1999年(平成11年)から、国主導の市町村合併が
全国的に推進されました。
いわゆる、「平成の大合併」です。
国からも合併市町村に対する特別な借入制度が提示され、
市町村合併が大きな社会の流れとなりました。

その結果、
1999年(平成11年)3月31日時点で
3,232市町村(670市1,994町568村)あったものが、

2018年(平成30年)10月1日時点で
1,718市町村(792市743町183村)まで減少しました。
(総務省資料より)

僕が勤務している圏域は
様々な理由から市町村合併にまで至りませんでしたが、
従来広域行政の圏域を形成していた市町村の多くが
合併し単独の自治体になっていきました。

市町村合併の効果はどうだったのか?

人口減少や少子高齢化のという時代の流れのなか、
基礎自治体(市町村)の行財政基盤の確立が必要となり、
合併を促進して行政サービスの効率化や均質化をねらっていましたが、
その効果があったのかどうかは、
それぞれの圏域にもよると思いますし、
住民の方のお仕事やご年齢、家族構成などにもよるでしょうし、
メリットもデメリットも様々あり、
意見は分かれるところだと思います。

それだけに、これからの時代こそ、
住民に一番近い市町村の職員たちが
お互いに切磋琢磨しながら、
まちづくりへの情熱や持てる信念を燃やしながら、
市町村間でどんどん情報交換や意見交換をしながら、
ときにぶつかり合いながらも
ライバル心を良い意味で行政サービスの向上に置き換えながら、

ともに出来る事業は一緒に協力しあいながら、
市町村それぞれの個性を出すべきところは出しながら、
(市町村の広域行政事務にあまり都道府県が入ってくることはありません。
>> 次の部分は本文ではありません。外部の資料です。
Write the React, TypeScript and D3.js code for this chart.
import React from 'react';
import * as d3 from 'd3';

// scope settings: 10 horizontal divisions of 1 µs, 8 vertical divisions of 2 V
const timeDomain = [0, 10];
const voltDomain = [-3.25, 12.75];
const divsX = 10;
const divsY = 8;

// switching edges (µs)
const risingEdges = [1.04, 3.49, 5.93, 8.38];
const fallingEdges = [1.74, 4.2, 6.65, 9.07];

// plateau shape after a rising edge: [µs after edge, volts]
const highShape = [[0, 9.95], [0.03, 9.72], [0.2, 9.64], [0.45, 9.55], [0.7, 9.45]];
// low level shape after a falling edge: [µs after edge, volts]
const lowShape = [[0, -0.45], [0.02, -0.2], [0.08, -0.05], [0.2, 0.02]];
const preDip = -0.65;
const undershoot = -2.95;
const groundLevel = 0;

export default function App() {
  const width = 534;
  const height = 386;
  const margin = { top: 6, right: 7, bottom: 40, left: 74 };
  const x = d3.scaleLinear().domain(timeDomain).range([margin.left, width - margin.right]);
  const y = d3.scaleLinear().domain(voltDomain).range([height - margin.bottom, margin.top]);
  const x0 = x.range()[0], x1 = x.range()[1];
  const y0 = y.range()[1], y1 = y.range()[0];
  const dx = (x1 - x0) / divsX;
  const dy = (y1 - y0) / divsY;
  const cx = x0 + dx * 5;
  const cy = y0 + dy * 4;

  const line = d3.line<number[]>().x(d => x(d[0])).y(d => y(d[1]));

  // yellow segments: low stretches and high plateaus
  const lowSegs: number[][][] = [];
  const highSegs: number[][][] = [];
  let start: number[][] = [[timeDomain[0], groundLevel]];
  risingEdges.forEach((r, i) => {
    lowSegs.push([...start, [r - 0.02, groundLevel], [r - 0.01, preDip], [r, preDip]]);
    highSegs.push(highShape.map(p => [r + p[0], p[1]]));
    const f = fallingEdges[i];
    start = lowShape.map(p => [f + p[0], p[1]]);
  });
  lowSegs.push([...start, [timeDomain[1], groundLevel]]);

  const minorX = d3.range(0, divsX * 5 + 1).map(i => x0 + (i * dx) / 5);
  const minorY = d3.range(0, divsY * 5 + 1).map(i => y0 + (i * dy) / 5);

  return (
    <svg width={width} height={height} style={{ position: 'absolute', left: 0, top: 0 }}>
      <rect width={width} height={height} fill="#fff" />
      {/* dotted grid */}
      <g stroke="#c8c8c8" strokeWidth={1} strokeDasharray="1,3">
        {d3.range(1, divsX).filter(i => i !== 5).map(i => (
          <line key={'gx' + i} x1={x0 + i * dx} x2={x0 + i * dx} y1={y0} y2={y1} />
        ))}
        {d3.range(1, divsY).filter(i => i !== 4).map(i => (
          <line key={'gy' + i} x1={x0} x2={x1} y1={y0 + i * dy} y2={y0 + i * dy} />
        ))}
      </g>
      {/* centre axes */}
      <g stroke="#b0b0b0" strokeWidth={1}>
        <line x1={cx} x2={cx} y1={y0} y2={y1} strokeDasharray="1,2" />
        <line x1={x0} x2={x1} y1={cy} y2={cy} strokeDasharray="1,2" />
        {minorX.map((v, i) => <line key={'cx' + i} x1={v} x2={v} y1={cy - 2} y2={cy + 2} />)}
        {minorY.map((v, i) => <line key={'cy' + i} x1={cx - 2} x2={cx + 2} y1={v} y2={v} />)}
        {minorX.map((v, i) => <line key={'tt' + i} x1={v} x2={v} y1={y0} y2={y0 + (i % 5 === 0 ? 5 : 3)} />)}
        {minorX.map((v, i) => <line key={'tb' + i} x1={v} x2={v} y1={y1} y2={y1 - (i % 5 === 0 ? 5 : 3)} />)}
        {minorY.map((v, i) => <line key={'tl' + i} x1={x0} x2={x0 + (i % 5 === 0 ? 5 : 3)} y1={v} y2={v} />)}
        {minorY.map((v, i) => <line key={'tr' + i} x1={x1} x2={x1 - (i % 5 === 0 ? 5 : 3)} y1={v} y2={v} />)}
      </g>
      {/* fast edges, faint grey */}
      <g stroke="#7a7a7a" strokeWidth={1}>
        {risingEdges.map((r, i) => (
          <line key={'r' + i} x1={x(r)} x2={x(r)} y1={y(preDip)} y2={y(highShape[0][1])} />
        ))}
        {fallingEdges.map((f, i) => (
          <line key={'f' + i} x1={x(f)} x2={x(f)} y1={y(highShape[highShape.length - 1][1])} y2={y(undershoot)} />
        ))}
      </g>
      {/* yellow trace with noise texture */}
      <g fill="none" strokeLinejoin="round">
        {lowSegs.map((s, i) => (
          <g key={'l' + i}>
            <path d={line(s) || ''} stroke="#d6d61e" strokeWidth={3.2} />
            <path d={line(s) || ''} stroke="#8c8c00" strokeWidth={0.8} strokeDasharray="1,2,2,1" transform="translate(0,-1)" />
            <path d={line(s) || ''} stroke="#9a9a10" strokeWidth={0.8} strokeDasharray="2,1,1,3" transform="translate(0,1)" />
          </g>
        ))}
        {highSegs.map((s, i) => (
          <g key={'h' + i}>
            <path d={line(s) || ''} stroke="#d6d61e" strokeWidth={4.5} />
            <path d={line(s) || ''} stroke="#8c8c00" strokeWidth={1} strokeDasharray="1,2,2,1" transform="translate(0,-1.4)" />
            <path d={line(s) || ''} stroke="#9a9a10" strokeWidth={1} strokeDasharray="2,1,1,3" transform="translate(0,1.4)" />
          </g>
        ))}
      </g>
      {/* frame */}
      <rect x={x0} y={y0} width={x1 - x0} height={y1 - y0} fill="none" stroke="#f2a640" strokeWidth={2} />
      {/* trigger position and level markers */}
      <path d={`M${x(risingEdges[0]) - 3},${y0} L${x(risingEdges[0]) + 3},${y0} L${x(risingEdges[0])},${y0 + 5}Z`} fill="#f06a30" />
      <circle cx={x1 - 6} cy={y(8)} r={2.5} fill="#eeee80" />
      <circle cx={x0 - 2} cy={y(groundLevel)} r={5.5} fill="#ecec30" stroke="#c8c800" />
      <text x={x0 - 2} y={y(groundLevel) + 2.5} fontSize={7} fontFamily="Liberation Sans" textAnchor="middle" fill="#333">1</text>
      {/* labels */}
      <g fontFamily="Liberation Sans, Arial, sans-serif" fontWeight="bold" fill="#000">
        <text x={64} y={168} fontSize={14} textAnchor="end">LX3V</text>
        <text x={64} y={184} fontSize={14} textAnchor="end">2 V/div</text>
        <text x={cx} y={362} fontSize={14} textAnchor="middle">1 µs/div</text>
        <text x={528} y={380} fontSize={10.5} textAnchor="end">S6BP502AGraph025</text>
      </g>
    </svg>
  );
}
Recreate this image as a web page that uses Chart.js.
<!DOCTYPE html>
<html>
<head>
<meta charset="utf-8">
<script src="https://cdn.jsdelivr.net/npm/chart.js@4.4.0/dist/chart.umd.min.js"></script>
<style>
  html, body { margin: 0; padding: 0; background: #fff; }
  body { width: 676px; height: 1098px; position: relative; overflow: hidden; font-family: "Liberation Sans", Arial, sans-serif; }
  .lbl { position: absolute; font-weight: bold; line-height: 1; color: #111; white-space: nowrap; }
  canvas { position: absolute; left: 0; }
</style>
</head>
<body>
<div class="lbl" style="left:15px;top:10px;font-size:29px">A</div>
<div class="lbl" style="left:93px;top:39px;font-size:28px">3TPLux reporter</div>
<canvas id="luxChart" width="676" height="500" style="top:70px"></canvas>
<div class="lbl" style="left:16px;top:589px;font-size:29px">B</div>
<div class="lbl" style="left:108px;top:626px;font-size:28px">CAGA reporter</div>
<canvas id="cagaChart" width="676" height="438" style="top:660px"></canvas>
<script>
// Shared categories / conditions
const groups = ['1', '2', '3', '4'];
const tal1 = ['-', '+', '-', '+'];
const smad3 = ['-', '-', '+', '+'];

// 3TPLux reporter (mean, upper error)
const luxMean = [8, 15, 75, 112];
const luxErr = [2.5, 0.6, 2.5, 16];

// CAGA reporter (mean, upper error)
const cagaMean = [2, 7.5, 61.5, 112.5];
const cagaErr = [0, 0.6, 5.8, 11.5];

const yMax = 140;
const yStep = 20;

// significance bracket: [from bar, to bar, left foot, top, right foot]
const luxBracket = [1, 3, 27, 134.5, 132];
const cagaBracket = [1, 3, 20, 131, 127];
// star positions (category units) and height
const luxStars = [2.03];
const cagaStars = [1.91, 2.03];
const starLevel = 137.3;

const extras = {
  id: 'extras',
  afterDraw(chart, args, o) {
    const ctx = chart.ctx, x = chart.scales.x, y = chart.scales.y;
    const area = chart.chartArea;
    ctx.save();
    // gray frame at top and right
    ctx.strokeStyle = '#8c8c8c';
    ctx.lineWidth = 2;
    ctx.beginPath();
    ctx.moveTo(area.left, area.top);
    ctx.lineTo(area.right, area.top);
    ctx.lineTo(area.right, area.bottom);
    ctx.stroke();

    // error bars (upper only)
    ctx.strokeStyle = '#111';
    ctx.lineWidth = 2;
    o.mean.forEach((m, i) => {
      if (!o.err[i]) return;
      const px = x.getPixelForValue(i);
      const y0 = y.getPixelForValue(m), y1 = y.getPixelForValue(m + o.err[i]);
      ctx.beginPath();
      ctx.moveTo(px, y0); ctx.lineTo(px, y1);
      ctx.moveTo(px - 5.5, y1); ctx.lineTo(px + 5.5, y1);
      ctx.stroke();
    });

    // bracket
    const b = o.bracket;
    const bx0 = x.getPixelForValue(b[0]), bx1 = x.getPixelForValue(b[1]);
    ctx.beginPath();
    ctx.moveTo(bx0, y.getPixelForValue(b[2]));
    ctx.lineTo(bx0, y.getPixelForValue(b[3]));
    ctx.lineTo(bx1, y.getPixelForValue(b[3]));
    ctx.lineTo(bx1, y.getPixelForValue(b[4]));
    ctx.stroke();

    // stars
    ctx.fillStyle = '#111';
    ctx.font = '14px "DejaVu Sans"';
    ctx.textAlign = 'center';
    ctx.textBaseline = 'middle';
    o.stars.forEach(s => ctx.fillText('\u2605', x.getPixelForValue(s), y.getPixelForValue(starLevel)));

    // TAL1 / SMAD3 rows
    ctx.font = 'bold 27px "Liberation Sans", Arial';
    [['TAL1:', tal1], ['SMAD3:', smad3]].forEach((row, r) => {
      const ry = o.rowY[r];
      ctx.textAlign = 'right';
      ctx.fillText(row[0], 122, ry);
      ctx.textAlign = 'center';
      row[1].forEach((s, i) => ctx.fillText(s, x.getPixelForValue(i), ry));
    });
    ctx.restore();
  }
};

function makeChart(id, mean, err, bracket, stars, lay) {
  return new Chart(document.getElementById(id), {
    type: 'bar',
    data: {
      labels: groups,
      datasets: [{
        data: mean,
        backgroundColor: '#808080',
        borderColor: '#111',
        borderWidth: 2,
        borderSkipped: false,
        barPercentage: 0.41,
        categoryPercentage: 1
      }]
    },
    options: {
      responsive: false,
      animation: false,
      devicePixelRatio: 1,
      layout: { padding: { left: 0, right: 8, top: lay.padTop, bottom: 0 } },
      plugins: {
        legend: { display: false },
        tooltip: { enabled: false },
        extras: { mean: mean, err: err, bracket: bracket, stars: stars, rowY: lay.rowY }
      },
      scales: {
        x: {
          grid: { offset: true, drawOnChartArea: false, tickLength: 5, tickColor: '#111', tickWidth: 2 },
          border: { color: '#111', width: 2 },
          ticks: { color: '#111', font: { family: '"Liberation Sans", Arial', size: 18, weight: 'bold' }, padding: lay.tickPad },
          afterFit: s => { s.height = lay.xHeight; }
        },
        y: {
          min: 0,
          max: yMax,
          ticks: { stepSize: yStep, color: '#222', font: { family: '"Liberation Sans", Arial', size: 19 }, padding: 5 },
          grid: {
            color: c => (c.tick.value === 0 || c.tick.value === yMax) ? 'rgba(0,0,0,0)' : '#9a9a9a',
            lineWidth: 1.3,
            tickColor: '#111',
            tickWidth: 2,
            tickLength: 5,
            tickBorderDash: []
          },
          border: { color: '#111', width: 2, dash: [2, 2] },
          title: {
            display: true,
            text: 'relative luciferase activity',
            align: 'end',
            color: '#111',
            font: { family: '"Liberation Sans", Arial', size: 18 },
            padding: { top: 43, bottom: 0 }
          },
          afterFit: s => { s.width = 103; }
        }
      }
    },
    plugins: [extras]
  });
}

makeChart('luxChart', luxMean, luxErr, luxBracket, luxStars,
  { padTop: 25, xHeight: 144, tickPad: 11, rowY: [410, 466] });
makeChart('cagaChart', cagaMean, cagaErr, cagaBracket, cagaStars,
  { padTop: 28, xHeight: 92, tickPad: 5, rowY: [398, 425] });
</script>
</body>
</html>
圏域ごとに都道府県の担当者をおいて、どんどん議論に入ってきたらよいのにとも感じます。)

これから急速に変化する時代において
そこに暮らす人々の
それぞれの健康と幸せをサポートできるよう
笑顔いっぱいあふれるまちづくりに向けて
みんなで手探りで切り拓いていくべきだと思います。

そういった意味で、
市町村役場で働くということは、
役割、守備範囲、やりがい、創造性という面で
奥深い仕事なのだと感じています。